> **Dataset**
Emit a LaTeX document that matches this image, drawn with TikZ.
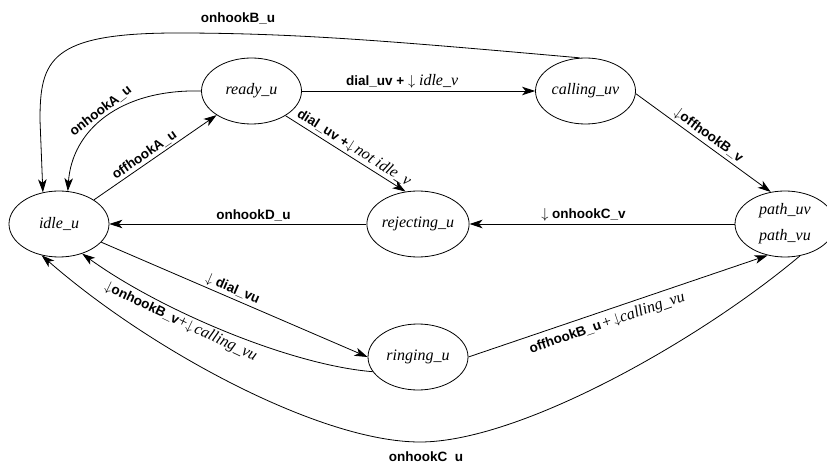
\documentclass[tikz,border=0pt]{standalone}
\usepackage{fontspec}
\setmainfont{Liberation Serif}
\setsansfont{Liberation Sans}
\usetikzlibrary{shapes.geometric,arrows.meta}
\newcommand\dn{$\downarrow$}
\newcommand\vi[1]{{\rmfamily\mdseries\itshape\fontsize{16}{18}\selectfont #1}}
\newcommand\pl{{\rmfamily\mdseries\fontsize{16}{18}\selectfont +}}
\begin{document}
\begin{tikzpicture}[x=1pt,y=-1pt,
  state/.style={ellipse, draw, line width=0.8pt, minimum width=100pt, minimum height=66pt, inner sep=0pt, font=\fontsize{16}{26}\selectfont\itshape, align=center},
  lab/.style={font=\fontsize{13.5}{16}\selectfont\sffamily\bfseries, inner sep=2pt},
  edge/.style={line width=0.8pt, -{Stealth[length=13pt,width=8.5pt,inset=3.5pt]}}]
\clip (0,0) rectangle (827,462);
\node[state] (idle) at (59,224) {idle\_u};
\node[state] (ready) at (251.5,91) {ready\_u};
\node[state] (calling) at (585.5,91) {calling\_uv};
\node[state] (rejecting) at (418,224) {rejecting\_u};
\node[state] (path) at (785,224) {path\_uv\\path\_vu};
\node[state] (ringing) at (418,357) {ringing\_u};

\draw[edge] (calling.100) .. controls (400,42) and (300,33) .. (177,33) .. controls (50,33) and (40,60) .. (40,120) -- (idle.117);
\node[lab] (lB) at (238,18) {onhookB\_u};

\draw[edge] (ready.180) .. controls (120,89) and (72,130) .. (idle.75) node[lab, sloped, above, pos=0.5] {onhookA\_u};
\draw[edge] (idle) -- (ready) node[lab, sloped, above, pos=0.45] {offhookA\_u};
\draw[edge] (ready) -- (calling) node[lab, above, pos=0.43] {dial\_uv + \dn\ \vi{idle\_v}};
\draw[edge] (ready.-36) -- (rejecting.111) node[lab, sloped, above, pos=0.53] {dial\_uv +\dn\,\vi{not idle\_v}};
\draw[edge] (calling.-3) -- (path.114) node[lab, sloped, above, pos=0.5] {\dn offhookB\_v};
\draw[edge] (rejecting) -- (idle) node[lab, above, pos=0.44] {onhookD\_u};
\draw[edge] (path) -- (rejecting) node[lab, above, pos=0.57] {\dn\ onhookC\_v};
\draw[edge] (idle) -- (ringing.west) node[lab, sloped, above, pos=0.48] {\dn\ dial\_vu};
\draw[edge] (ringing.198) .. controls (290,365) and (160,310) .. (idle.-52) node[lab, sloped, below, pos=0.63] {\dn onhookB\_v\pl\dn\,\vi{calling\_vu}};
\draw[edge] (ringing.east) -- (path.241) node[lab, sloped, below=3pt, pos=0.45] {offhookB\_u\,\pl\,\dn\vi{calling\_vu}};
\draw[edge] (path.-65) .. controls (700,340) and (520,442) .. (420,442) .. controls (320,442) and (150,350) .. (idle.241);
\node[lab] (lC) at (426,457) {onhookC\_u};
\end{tikzpicture}
\end{document}
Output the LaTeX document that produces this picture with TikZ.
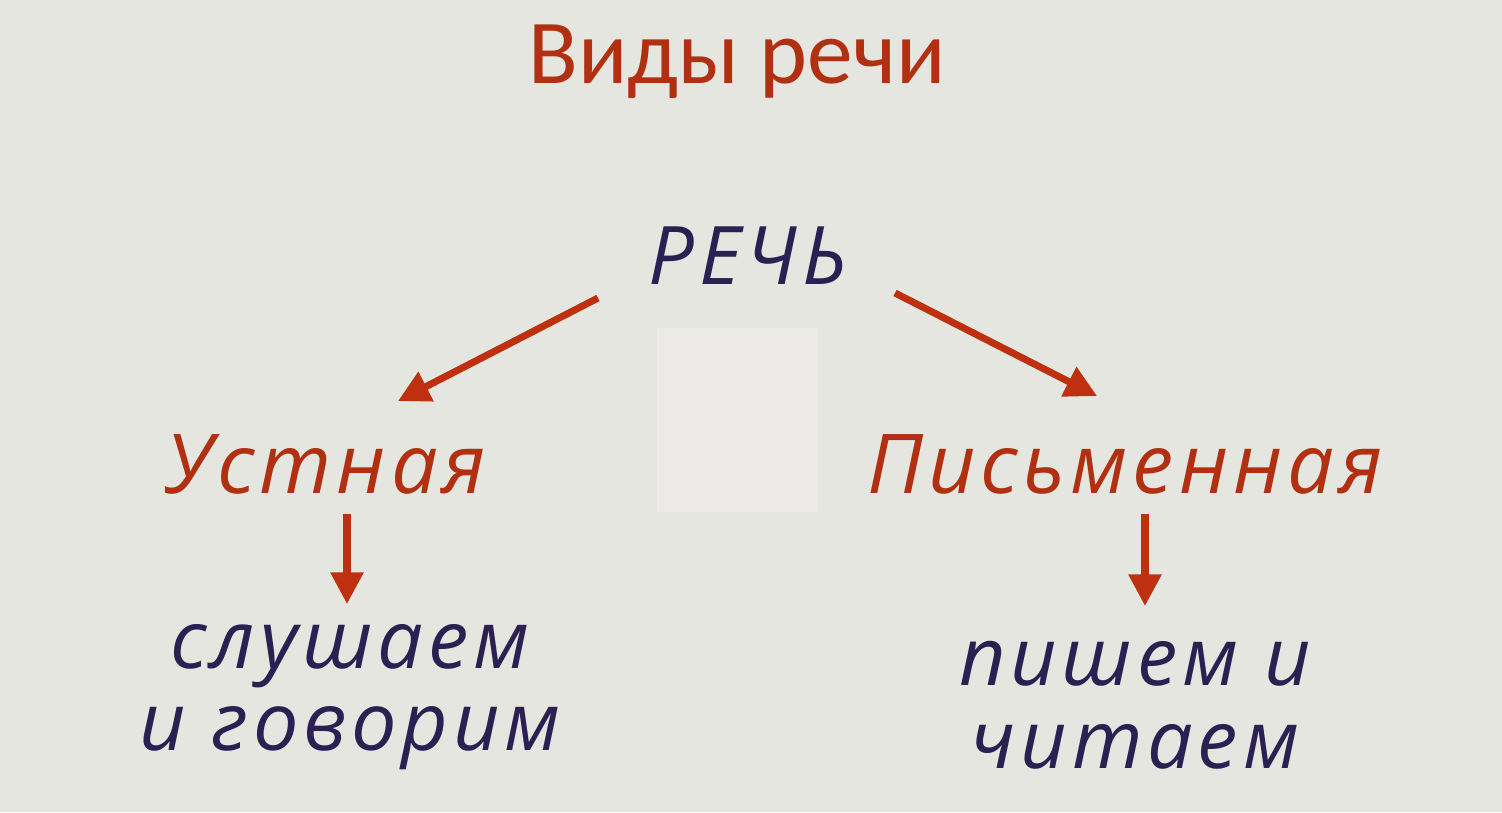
\documentclass[tikz,border=0pt]{standalone}
\usepackage{fontspec}
\setmainfont{Carlito}
\newfontfamily\slidefont[LetterSpace=6]{Open Sans}
\usepackage{tikz}
\usetikzlibrary{arrows.meta,calc}
\definecolor{figback}{RGB}{230,230,224}
\definecolor{figpale}{RGB}{235,234,231}
\definecolor{figred}{RGB}{178,48,18}
\definecolor{figarr}{RGB}{190,48,16}
\definecolor{figink}{RGB}{42,32,82}
\tikzset{
  ttl/.style ={font=\fontsize{52}{56}\selectfont, text=figred, inner sep=1pt},
  kind/.style ={font=\slidefont\fontsize{47}{50}\selectfont\itshape, text=figred, inner sep=1pt},
  word/.style ={font=\slidefont\fontsize{46}{50}\selectfont\itshape, text=figink, inner sep=1pt},
  act/.style  ={font=\slidefont\fontsize{46}{47}\selectfont\itshape, text=figink, inner sep=1pt, align=center},
  ptr/.style  ={draw=figarr, line width=4pt, -{Triangle[length=18pt,width=18pt]}},
}
\begin{document}
\begin{tikzpicture}[x=0.02cm,y=-0.02cm]
  \fill[figback] (0,0) rectangle (1502,812);
  \useasboundingbox (0,0) rectangle (1502,812);
  \fill[figpale] (657,328) rectangle (818,512);
  % heading
  \node[ttl] (title) at (737,62) {Виды речи};
  \node[word] (rech) at (748,256) {РЕЧЬ};
  \node[kind] (ustn) at (326,464) {Устная};
  \node[kind] (pism) at (1125,464) {Письменная};
  \node[act] (slush) at (350,697) {слушаем\\и говорим};
  \node[act] (pish) at (1135,705) {пишем и\\читаем};
  % arrow ends
  \coordinate (l0) at (598,298);
  \coordinate (l1) at (398,401);
  \coordinate (r0) at (895,293);
  \coordinate (r1) at (1097,396);
  \coordinate (ul0) at (347,514);
  \coordinate (ul1) at (347,604);
  \coordinate (pr0) at (1145,514);
  \coordinate (pr1) at (1145,606);
  \draw[ptr] (l0) -- (l1);
  \draw[ptr] (r0) -- (r1);
  \draw[ptr] (ul0) -- (ul1);
  \draw[ptr] (pr0) -- (pr1);
\end{tikzpicture}
\end{document}
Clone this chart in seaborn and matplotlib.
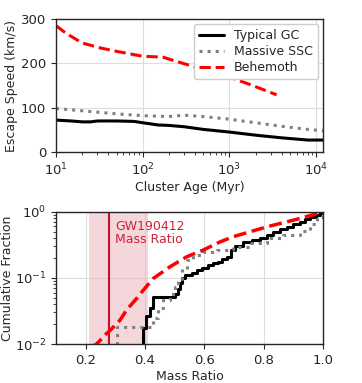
import matplotlib
matplotlib.use("Agg")
import matplotlib.pyplot as plt
import seaborn as sns
import numpy as np

# ---- top panel data: escape speed vs cluster age ----
gc_age = [10, 15, 20, 25, 30, 50, 80, 100, 150, 200, 300, 500, 1000, 2000, 4000, 8000, 12000]
gc_vesc = [72, 70, 68, 68, 70, 70, 69, 66, 61, 60, 57, 51, 45, 38, 32, 27, 27]

ssc_age = [10, 20, 50, 100, 200, 300, 500, 1000, 2000, 4000, 8000, 12000]
ssc_vesc = [98, 93, 86, 82, 80, 83, 80, 74, 66, 58, 51, 48]

beh_age = [10, 13, 20, 32, 50, 100, 170, 290, 450, 1000, 1740, 3500]
beh_vesc = [285, 268, 246, 235, 227, 216, 214, 200, 189, 169, 152, 129]

# ---- bottom panel data: cumulative mass ratio distributions ----
gc_q = [0.394, 0.394, 0.405, 0.417, 0.428, 0.501, 0.512, 0.518, 0.524, 0.535, 0.557,
        0.574, 0.591, 0.613, 0.630, 0.645, 0.660, 0.675, 0.690, 0.705, 0.731, 0.760,
        0.787, 0.810, 0.832, 0.855, 0.877, 0.900, 0.922, 0.940, 0.956, 0.975, 0.990, 1.0]
gc_cdf = [0.005, 0.0173, 0.0265, 0.0346, 0.0518, 0.058, 0.069, 0.083, 0.099, 0.11, 0.117,
          0.131, 0.139, 0.156, 0.165, 0.175, 0.19, 0.21, 0.26, 0.30, 0.35, 0.37,
          0.40, 0.44, 0.50, 0.55, 0.59, 0.65, 0.705, 0.77, 0.84, 0.90, 0.96, 1.0]

ssc_q = [0.288, 0.305, 0.411, 0.428, 0.445, 0.462, 0.484, 0.501, 0.512, 0.524, 0.540,
         0.563, 0.596, 0.641, 0.698, 0.754, 0.810, 0.866, 0.922, 0.956, 0.980, 1.0]
ssc_cdf = [0.005, 0.0183, 0.0183, 0.0245, 0.0346, 0.0465, 0.058, 0.074, 0.096, 0.136, 0.186,
           0.22, 0.245, 0.26, 0.29, 0.34, 0.40, 0.45, 0.52, 0.66, 0.84, 1.0]

beh_q = [0.220, 0.237, 0.271, 0.282, 0.316, 0.338, 0.372, 0.394, 0.428, 0.484, 0.540,
         0.596, 0.653, 0.698, 0.810, 0.922, 0.990, 1.0]
beh_cdf = [0.009, 0.010, 0.0145, 0.016, 0.023, 0.0327, 0.049, 0.065, 0.098, 0.147, 0.208,
           0.263, 0.35, 0.42, 0.59, 0.79, 0.97, 1.0]

gw_q = 0.28
gw_lo, gw_hi = 0.21, 0.41

sns.set_style("ticks")
plt.rcParams["font.family"] = ["DejaVu Sans"]
plt.rcParams["font.size"] = 9
plt.rcParams["xtick.labelsize"] = 9.5
plt.rcParams["ytick.labelsize"] = 9.5

fig = plt.figure(figsize=(3.62, 3.83), dpi=100)
ax1 = fig.add_axes([0.1547, 0.6031, 0.7376, 0.3473])
ax2 = fig.add_axes([0.1547, 0.1018, 0.7376, 0.3454])

grid_kw = dict(color="#dddddd", linewidth=0.8)

# top
sns.lineplot(x=gc_age, y=gc_vesc, ax=ax1, color="black", lw=2.2, label="Typical GC")
sns.lineplot(x=ssc_age, y=ssc_vesc, ax=ax1, color="gray", lw=2.2, linestyle=":", label="Massive SSC")
sns.lineplot(x=beh_age, y=beh_vesc, ax=ax1, color="red", lw=2.2, linestyle="--", label="Behemoth")
ax1.set_xscale("log")
ax1.set_xlim(10, 1.2e4)
ax1.set_ylim(0, 300)
ax1.set_yticks([0, 100, 200, 300])
ax1.grid(True, which="major", **grid_kw)
ax1.set_axisbelow(True)
ax1.set_xlabel("Cluster Age (Myr)", fontsize=9, labelpad=2)
ax1.set_ylabel("Escape Speed (km/s)", fontsize=9)
ax1.yaxis.set_label_coords(-0.142, 0.5)
ax1.legend(loc="upper right", fontsize=9, frameon=True, fancybox=True,
           edgecolor="#cccccc", framealpha=1, borderpad=0.4, labelspacing=0.25,
           handlelength=2.0, borderaxespad=0.4)
for s in ax1.spines.values():
    s.set_linewidth(1.0)

# bottom
ax2.axvspan(gw_lo, gw_hi, color="#e8a8b0", alpha=0.45, lw=0)
ax2.axvline(gw_q, color="#c8102e", lw=1.5)
sns.lineplot(x=gc_q, y=gc_cdf, ax=ax2, color="black", lw=2.2, drawstyle="steps-post",
             estimator=None, sort=False)
sns.lineplot(x=ssc_q, y=ssc_cdf, ax=ax2, color="gray", lw=2.2, linestyle=":",
             drawstyle="steps-post", estimator=None, sort=False)
sns.lineplot(x=beh_q, y=beh_cdf, ax=ax2, color="red", lw=2.5, linestyle="--",
             estimator=None, sort=False)
ax2.set_yscale("log")
ax2.set_xlim(0.1, 1.0)
ax2.set_ylim(0.01, 1.0)
ax2.set_xticks([0.2, 0.4, 0.6, 0.8, 1.0])
ax2.grid(True, which="major", **grid_kw)
ax2.set_axisbelow(True)
ax2.set_xlabel("Mass Ratio", fontsize=9, labelpad=2)
ax2.set_ylabel("Cumulative Fraction", fontsize=9)
ax2.yaxis.set_label_coords(-0.158, 0.5)
ax2.text(0.30, 0.76, "GW190412\nMass Ratio", color="#d0203a", fontsize=9,
         va="top", ha="left", linespacing=1.0)
for s in ax2.spines.values():
    s.set_linewidth(1.0)

fig.savefig("out.png", dpi=100)
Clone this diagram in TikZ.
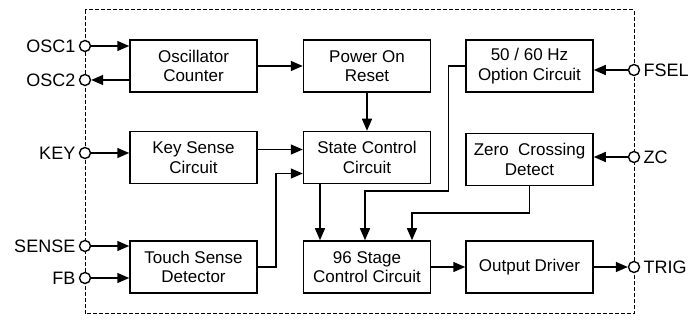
\documentclass[tikz,border=0pt]{standalone}
\usepackage{fontspec}
\setmainfont{Liberation Sans}
\usepackage{tikz}
\usetikzlibrary{arrows.meta, positioning, calc}

\begin{document}
\begin{tikzpicture}[x=1pt, y=-1pt,
  node distance=38pt and 45pt,
  block/.style={draw, line width=1.5pt, rectangle, minimum width=127pt, minimum height=52pt,
    align=center, font=\fontsize{17}{19.5}\selectfont, inner sep=2pt},
  iopin/.style={draw, circle, line width=1.4pt, fill=white, minimum size=11pt, inner sep=0pt,
    label distance=1pt},
  pinlbl/.style={font=\fontsize{18}{20}\selectfont},
  arr/.style={-{Triangle[length=12pt, width=10pt]}, line width=1.5pt},
  frame/.style={dash pattern=on 4pt off 2pt, line width=1pt}]

  \useasboundingbox (0,0) rectangle (699,320);

  % chip outline
  \draw[frame] (85,10) rectangle (634,314);

  % blocks
  \node[block] at (193.5,66) (osc) {Oscillator\\Counter};
  \node[block, right=45pt of osc] (por) {Power On\\Reset};
  \node[block, right=34pt of por] (opt) {50 / 60 Hz\\Option Circuit};
  \node[block, below=38pt of osc] (key) {Key Sense\\Circuit};
  \node[block, below=38pt of por] (state) {State Control\\Circuit};
  \node[block, below=40pt of opt] (zero) {Zero\ \ Crossing\\Detect};
  \node[block, below=56pt of key] (touch) {Touch Sense\\Detector};
  \node[block, below=56pt of state] (stage) {96 Stage\\Control Circuit};
  \node[block, below=54pt of zero] (out) {Output Driver};

  % pins
  \node[iopin, label={[pinlbl]left:OSC1}] at (85,46) (osc1) {};
  \node[iopin, label={[pinlbl]left:OSC2}] at (85,80) (osc2) {};
  \node[iopin, label={[pinlbl]left:KEY}] at (85,153) (keyp) {};
  \node[iopin, label={[pinlbl]left:SENSE}] at (85,246) (sense) {};
  \node[iopin, label={[pinlbl]left:FB}] at (85,278) (fb) {};
  \node[iopin, label={[pinlbl]right:FSEL}] at (634,70) (fsel) {};
  \node[iopin, label={[pinlbl]right:ZC}] at (634,157) (zc) {};
  \node[iopin, label={[pinlbl]right:TRIG}] at (634,267) (trig) {};

  \draw[arr] (osc1) -- (osc1 -| osc.west);
  \draw[arr] (osc2 -| osc.west) -- (osc2);
  \draw[arr] (keyp) -- (keyp -| key.west);
  \draw[arr] (sense) -- (sense -| touch.west);
  \draw[arr] (fb) -- (fb -| touch.west);
  \draw[arr] (fsel) -- (fsel -| opt.east);
  \draw[arr] (zc) -- (zc -| zero.east);
  \draw[arr] (out) -- (trig);

  \draw[arr] (osc) -- (por);
  \draw[arr] (por) -- (state);
  \draw[arr] ([yshift=8pt]key.east) -- ([yshift=8pt]state.west);
  \draw[arr] (touch.east) -- ++(18,0) |- ([yshift=-16pt]state.west);
  \draw[arr] ([xshift=-47pt]state.south) -- ([xshift=-47pt]stage.north);
  \draw[arr] (opt.west) -- ++(-17,0) -- ++(0,125) -| ([xshift=-2pt]stage.north);
  \draw[arr] (zero.south) -- ++(0,27) -| ([xshift=45pt]stage.north);
  \draw[arr] (stage) -- (out);
\end{tikzpicture}
\end{document}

> **What you will do**
Copy out every line of the listing that includes the string "this".

> **Task result**
Emit a LaTeX document that matches this image, drawn with TikZ.
Output the LaTeX document that produces this picture with TikZ.
Clone this chart in seaborn and matplotlib.
Clone this diagram in TikZ.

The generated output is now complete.